### Written instruction:
Only the number is needed: how many lines contain the word "that"?

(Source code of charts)

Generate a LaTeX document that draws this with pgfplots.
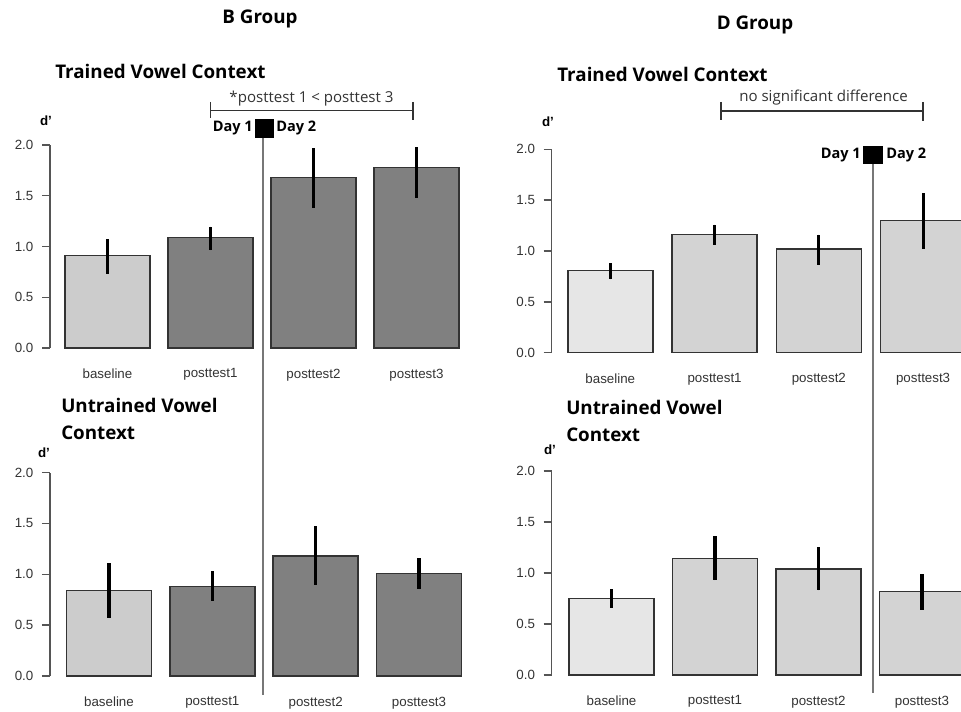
\documentclass[border=0pt]{standalone}
\usepackage{pgfplots}
\pgfplotsset{compat=1.18}
\usepackage{fontspec}
\setmainfont{Liberation Sans}
\newfontfamily\osans{Open Sans}
\definecolor{darkbar}{HTML}{808080}
\definecolor{ltbar}{HTML}{CCCCCC}
\definecolor{vltbar}{HTML}{E6E6E6}
\definecolor{midbar}{HTML}{D3D3D3}
\definecolor{edge}{HTML}{333333}
\definecolor{axgray}{HTML}{555555}
\definecolor{txtgray}{HTML}{333333}
\definecolor{divline}{HTML}{777777}

\pgfplotsset{
  panel/.style={
    scale only axis,
    anchor=south west,
    axis lines*=left,
    x axis line style={draw=none},
    y axis line style={axgray, line width=1.1pt},
    ymin=0, ymax=2,
    ytick={0,0.5,1,1.5,2},
    yticklabel style={/pgf/number format/.cd, fixed, fixed zerofill, precision=1, assume math mode=true, /tikz/.cd, font=\fontsize{10}{12}\selectfont, text=txtgray, xshift=-3pt},
    ytick style={axgray, line width=1.1pt},
    tick align=outside,
    major tick length=6pt,
    xtick={0,1,2,3},
    xticklabels={baseline,posttest1,posttest2,posttest3},
    xtick style={draw=none},
    xticklabel style={font=\fontsize{10}{12}\selectfont, text=txtgray, yshift=-6pt},
    clip=false,
  },
  bars/.style={ybar, bar shift=0pt, bar width=63.75pt, draw=edge, line width=1.1pt, fill=#1,
    error bars/.cd, y dir=both, y explicit, error mark=none,
    error bar style={black, line width=2.4pt}},
}
% pixel coordinates measured from the top-left corner
\newcommand{\px}[2]{({#1*0.75pt},{(712-#2)*0.75pt})}
\newcommand{\ttl}{\osans\fontsize{14.1}{16}\selectfont\bfseries}
\newcommand{\dayf}{\osans\fontsize{10.9}{12}\selectfont\bfseries}
\newcommand{\annf}{\osans\fontsize{11.3}{13}\selectfont}

\begin{document}
\begin{tikzpicture}
\path[use as bounding box] \px{0}{0} rectangle \px{961}{712};

% ---------- B Group, trained ----------
\begin{axis}[panel, at={(37.5pt,273pt)}, x=77.25pt, y=76.125pt, xmin=-0.558, xmax=3.55]
\addplot[bars=ltbar] coordinates {(0,0.91) += (0,0.16) -= (0,0.18)};
\addplot[bars=darkbar] coordinates {
  (1,1.09) += (0,0.105) -= (0,0.125)
  (2,1.68) += (0,0.29) -= (0,0.30)
  (3,1.78) += (0,0.20) -= (0,0.30)};
\end{axis}

% ---------- B Group, untrained ----------
\begin{axis}[panel, at={(37.5pt,27pt)}, x=77.5pt, y=76.275pt, xmin=-0.571, xmax=3.55]
\addplot[bars=ltbar] coordinates {(0,0.84) += (0,0.27) -= (0,0.27)};
\addplot[bars=darkbar] coordinates {
  (1,0.88) += (0,0.15) -= (0,0.14)
  (2,1.18) += (0,0.29) -= (0,0.285)
  (3,1.01) += (0,0.15) -= (0,0.155)};
\end{axis}

% ---------- D Group, trained ----------
\begin{axis}[panel, at={(413.775pt,269.475pt)}, x=78.2pt, y=76.275pt, xmin=-0.562, xmax=3.6]
\addplot[bars=vltbar] coordinates {(0,0.81) += (0,0.07) -= (0,0.09)};
\addplot[bars=midbar] coordinates {
  (1,1.16) += (0,0.10) -= (0,0.10)
  (2,1.02) += (0,0.14) -= (0,0.16)
  (3,1.30) += (0,0.27) -= (0,0.28)};
\end{axis}

% ---------- D Group, untrained ----------
\begin{axis}[panel, at={(413.775pt,27.75pt)}, x=77.6pt, y=76.5pt, xmin=-0.578, xmax=3.6]
\addplot[bars=vltbar] coordinates {(0,0.75) += (0,0.09) -= (0,0.09)};
\addplot[bars=midbar] coordinates {
  (1,1.14) += (0,0.22) -= (0,0.21)
  (2,1.04) += (0,0.21) -= (0,0.21)
  (3,0.82) += (0,0.17) -= (0,0.18)};
\end{axis}

% ---------- titles ----------
\node[font=\ttl] at \px{260}{19} {B Group};
\node[font=\ttl] at \px{755}{25} {D Group};
\node[font=\ttl, anchor=west, inner sep=0pt] at \px{55}{71} {Trained Vowel Context};
\node[font=\ttl, anchor=west, inner sep=0pt] at \px{557}{74} {Trained Vowel Context};
\node[font=\ttl, anchor=west, inner sep=0pt] at \px{61}{405} {Untrained Vowel};
\node[font=\ttl, anchor=west, inner sep=0pt] at \px{61}{433} {Context};
\node[font=\ttl, anchor=west, inner sep=0pt] at \px{566}{407} {Untrained Vowel};
\node[font=\ttl, anchor=west, inner sep=0pt] at \px{566}{435} {Context};

% d' labels
\node[font=\fontsize{10}{12}\selectfont\bfseries] at \px{46}{121} {d'};
\node[font=\fontsize{10}{12}\selectfont\bfseries] at \px{44}{453} {d'};
\node[font=\fontsize{10}{12}\selectfont\bfseries] at \px{548}{122} {d'};
\node[font=\fontsize{10}{12}\selectfont\bfseries] at \px{550}{450} {d'};

% ---------- day dividers ----------
\draw[divline, line width=1.1pt] \px{263}{138} -- \px{263}{695};
\fill[black] \px{255}{119} rectangle \px{274}{138};
\node[font=\dayf, anchor=east, inner sep=0pt] at \px{253}{128} {Day 1};
\node[font=\dayf, anchor=west, inner sep=0pt] at \px{276}{128} {Day 2};

\draw[divline, line width=1.1pt] \px{873}{164} -- \px{873}{693};
\fill[black] \px{863}{146} rectangle \px{883}{164};
\node[font=\dayf, anchor=east, inner sep=0pt] at \px{861}{155} {Day 1};
\node[font=\dayf, anchor=west, inner sep=0pt] at \px{886}{155} {Day 2};

% ---------- brackets ----------
\draw[txtgray, line width=0.9pt] \px{210.5}{102} -- \px{210.5}{118} \px{210.5}{110.5} -- \px{413}{110.5} \px{413}{102} -- \px{413}{120};
\node[font=\annf, text=txtgray] at \px{311.5}{99} {*posttest 1 < posttest 3};
\draw[txtgray, line width=0.9pt] \px{721}{102} -- \px{721}{120} \px{721}{111} -- \px{923}{111} \px{923}{102} -- \px{923}{121};
\node[font=\annf, text=txtgray] at \px{823.5}{98} {no significant difference};
\end{tikzpicture}
\end{document}
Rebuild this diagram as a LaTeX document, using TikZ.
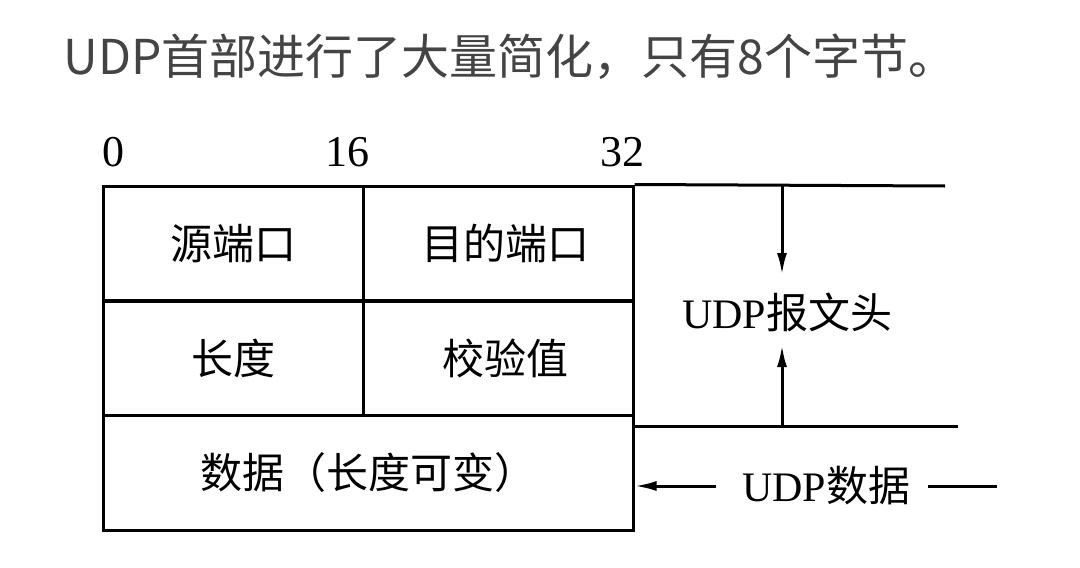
\documentclass[tikz,border=0pt]{standalone}
\usepackage{fontspec}
\setmainfont{Liberation Serif}
\newfontfamily\cjk{Noto Sans CJK SC}
\usetikzlibrary{arrows.meta}
\definecolor{titlegray}{HTML}{444444}
\newcommand{\zh}[1]{{\cjk #1}}
\begin{document}
\begin{tikzpicture}[x=0.5pt,y=-0.5pt,
  line width=1.5pt,
  cell/.style={draw, minimum height=57.5pt, inner sep=0pt,
    font=\fontsize{21}{25}\selectfont},
  lcell/.style={cell, minimum width=130pt},
  rcell/.style={cell, minimum width=135pt},
  lbl/.style={inner sep=0pt, font=\fontsize{21}{25}\selectfont},
  bitnum/.style={inner sep=0pt, font=\fontsize{22}{26}\selectfont},
  arr/.style={-{Latex[length=11pt,width=5pt]}}]
\useasboundingbox (0,0) rectangle (1080,567);
\fill[white] (0,0) rectangle (1080,567);

% heading
\node[anchor=base west, inner sep=0pt, text=titlegray,
  font=\cjk\fontsize{24}{28}\selectfont] (title) at (62,75)
  {UDP首部进行了大量简化，只有8个字节。};

% bit positions
\node[bitnum] (b0) at (113,152) {0};
\node[bitnum] (b16) at (347,152) {16};
\node[bitnum] (b32) at (622,152) {32};

% header fields and data
\node[lcell] (src) at (233,243.5) {\zh{源端口}};
\node[rcell] (dst) at (498,243.5) {\hspace{7pt}\zh{目的端口}};
\node[lcell] (len) at (233,358) {\zh{长度}};
\node[rcell] (chk) at (498,358) {\hspace{7pt}\zh{校验值}};
\node[cell, minimum width=265pt] (data) at (368,472.5) {\zh{数据（长度可变）}};

% header span on the right
\coordinate (topR) at (945,186);
\coordinate (botR) at (958,426);
\draw (dst.north east) -- (topR);
\draw (data.north east |- botR) -- (botR);
\node[lbl] (hdr) at (787,312) {UDP\zh{报文头}};
\coordinate (downEnd) at (782,275);
\coordinate (upEnd) at (782,345);
\draw[arr] (downEnd |- topR) -- (downEnd);
\draw[arr] (upEnd |- botR) -- (upEnd);

% data span label
\node[lbl] (dlab) at (826,486) {UDP\zh{数据}};
\coordinate (dL) at (716,486);
\coordinate (dR1) at (928,486);
\coordinate (dR2) at (997,486);
\draw[arr] (dL) -- (data.east |- dL);
\draw (dR1) -- (dR2);
\end{tikzpicture}
\end{document}
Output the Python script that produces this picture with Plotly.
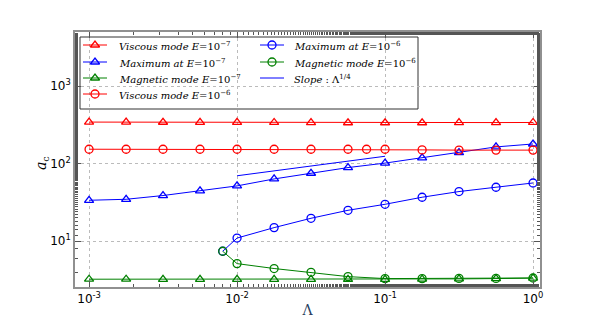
import plotly.graph_objects as go

# x positions (Lambda)
lam = [1e-3, 1.78e-3, 3.16e-3, 5.62e-3, 1e-2, 1.78e-2, 3.16e-2, 5.62e-2,
       1e-1, 1.78e-1, 3.16e-1, 5.62e-1, 1.0]
lam_visc6 = [1e-3, 1.78e-3, 3.16e-3, 5.62e-3, 1e-2, 1.78e-2, 3.16e-2, 5.62e-2,
             7.5e-2, 1e-1, 1.78e-1, 3.16e-1, 5.62e-1, 1.0]
lam_e6 = [8e-3, 1e-2, 1.78e-2, 3.16e-2, 5.62e-2, 1e-1, 1.78e-1, 3.16e-1, 5.62e-1, 1.0]
lam_slope = [1e-2, 1e-1]

# a_c values
visc_e7 = [345, 344, 343, 342, 342, 341, 339, 338, 338, 338, 339, 340, 341]
max_e7 = [33.8, 34.8, 38.9, 44.6, 51.8, 63.7, 75.4, 89.3, 102, 119, 139, 165, 180]
mag_e7 = [3.24, 3.24, 3.23, 3.23, 3.23, 3.22, 3.22, 3.22, 3.22, 3.24, 3.27, 3.3, 3.35]
visc_e6 = [154, 154, 154, 154, 154, 154, 154, 154, 154, 154, 151, 150, 150, 150]
max_e6 = [7.43, 11.0, 15.0, 19.8, 25.1, 30.0, 37.0, 43.8, 49.8, 56.5]
mag_e6 = [7.43, 5.15, 4.45, 3.98, 3.5, 3.3, 3.3, 3.32, 3.32, 3.36]
slope = [70, 125]

RED, BLUE, GREEN = "#ff0000", "#0000ff", "#008000"
TRI, CIRC = "triangle-up-open", "circle-open"

names = ["<i>Viscous mode E</i>=10<sup>−7</sup>",
         "<i>Maximum at E</i>=10<sup>−7</sup>",
         "<i>Magnetic mode E</i>=10<sup>−7</sup>",
         "<i>Viscous mode E</i>=10<sup>−6</sup>",
         "<i>Maximum at E</i>=10<sup>−6</sup>",
         "<i>Magnetic mode E</i>=10<sup>−6</sup>",
         "<i>Slope</i> : Λ<sup>1/4</sup>"]


def series(x, y, name, color, symbol):
    return go.Scatter(x=x, y=y, name=name, mode="lines+markers", showlegend=False,
                      line=dict(color=color, width=1),
                      marker=dict(symbol=symbol, size=8, color=color,
                                  line=dict(color=color, width=1.3)))


fig = go.Figure()
fig.add_trace(series(lam, visc_e7, names[0], RED, TRI))
fig.add_trace(series(lam, max_e7, names[1], BLUE, TRI))
fig.add_trace(series(lam, mag_e7, names[2], GREEN, TRI))
fig.add_trace(series(lam_visc6, visc_e6, names[3], RED, CIRC))
fig.add_trace(series(lam_e6, max_e6, names[4], BLUE, CIRC))
fig.add_trace(series(lam_e6, mag_e6, names[5], GREEN, CIRC))
fig.add_trace(go.Scatter(x=lam_slope, y=slope, name=names[6], mode="lines",
                         showlegend=False, line=dict(color=BLUE, width=1)))

# --- hand-built legend (plotly's rows are too tall), two columns like matplotlib
# plot area in figure pixels: x 67..532, y 24..279
def px(x):
    return (x - 67) / 465.0


def py(y):
    return 1 - (y - 24) / 255.0


fig.add_shape(type="rect", xref="paper", yref="paper", layer="between",
              x0=px(72), x1=px(410), y0=py(29), y1=py(101),
              fillcolor="white", line=dict(color="#333333", width=1))

leg_colors = [RED, BLUE, GREEN, RED, BLUE, GREEN, BLUE]
leg_symbols = [TRI, TRI, TRI, CIRC, CIRC, CIRC, None]
rows_y = [37, 54, 70, 86]
cols_x = [(75, 99, 109), (252, 276, 284)]  # line start, line end, text start

mk_x, mk_y, mk_sym, mk_col = [], [], [], []
for i, name in enumerate(names):
    x0, x1, xt = cols_x[0] if i < 4 else cols_x[1]
    yy = rows_y[i if i < 4 else i - 4]
    fig.add_shape(type="line", xref="paper", yref="paper", layer="above",
                  x0=px(x0), x1=px(x1), y0=py(yy), y1=py(yy),
                  line=dict(color=leg_colors[i], width=1))
    fig.add_annotation(x=px(xt), y=py(yy + 1), xref="paper", yref="paper",
                       text=name, showarrow=False, xanchor="left", yanchor="middle",
                       font=dict(family="DejaVu Serif", size=10, color="black"))
    if leg_symbols[i]:
        mk_x.append(px((x0 + x1) / 2))
        mk_y.append(py(yy))
        mk_sym.append(leg_symbols[i])
        mk_col.append(leg_colors[i])

fig.add_trace(go.Scatter(x=mk_x, y=mk_y, xaxis="x2", yaxis="y2", mode="markers",
                         showlegend=False, hoverinfo="skip",
                         marker=dict(symbol=mk_sym, size=8, color=mk_col,
                                     line=dict(color=mk_col, width=1.3))))

# y axis label placed by hand so it sits close to the tick labels
fig.add_annotation(x=px(34), y=py(155), xref="paper", yref="paper", textangle=-90,
                   xanchor="center", yanchor="middle",
                   text="<i>a</i><sub>c</sub>", showarrow=False,
                   font=dict(family="DejaVu Serif", size=14, color="black"))

axis_common = dict(
    type="log", showline=True, linecolor="#909090", linewidth=1.5, mirror="allticks",
    ticks="inside", ticklen=6, tickcolor="#555555",
    showgrid=True, gridcolor="#bbbbbb", griddash="dot", gridwidth=1,
    minor=dict(ticks="inside", ticklen=3, tickcolor="#555555", showgrid=False),
    zeroline=False, tickfont=dict(family="DejaVu Sans", size=12, color="black"),
)

# the page adds an 8px body margin, so the figure is offset by -8px here
fig.update_layout(
    width=600, height=320,
    margin=dict(l=67, r=68, t=24, b=41, autoexpand=False),
    plot_bgcolor="white", paper_bgcolor="white", showlegend=False,
    xaxis=dict(**axis_common, range=[-3.095, 0.047],
               tickvals=[1e-3, 1e-2, 1e-1, 1],
               ticktext=["10<sup>-3</sup>", "10<sup>-2</sup>", "10<sup>-1</sup>", "10<sup>0</sup>"],
               title=dict(text="Λ", font=dict(family="DejaVu Serif", size=14), standoff=0)),
    yaxis=dict(**axis_common, range=[0.41, 3.70],
               tickvals=[10, 100, 1000],
               ticktext=["10<sup>1</sup>", "10<sup>2</sup>", "10<sup>3</sup>"]),
    xaxis2=dict(overlaying="x", anchor="y2", range=[0, 1], visible=False, fixedrange=True),
    yaxis2=dict(overlaying="y", anchor="x2", range=[0, 1], visible=False, fixedrange=True),
)

fig.write_html("out.html")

### Solution:
2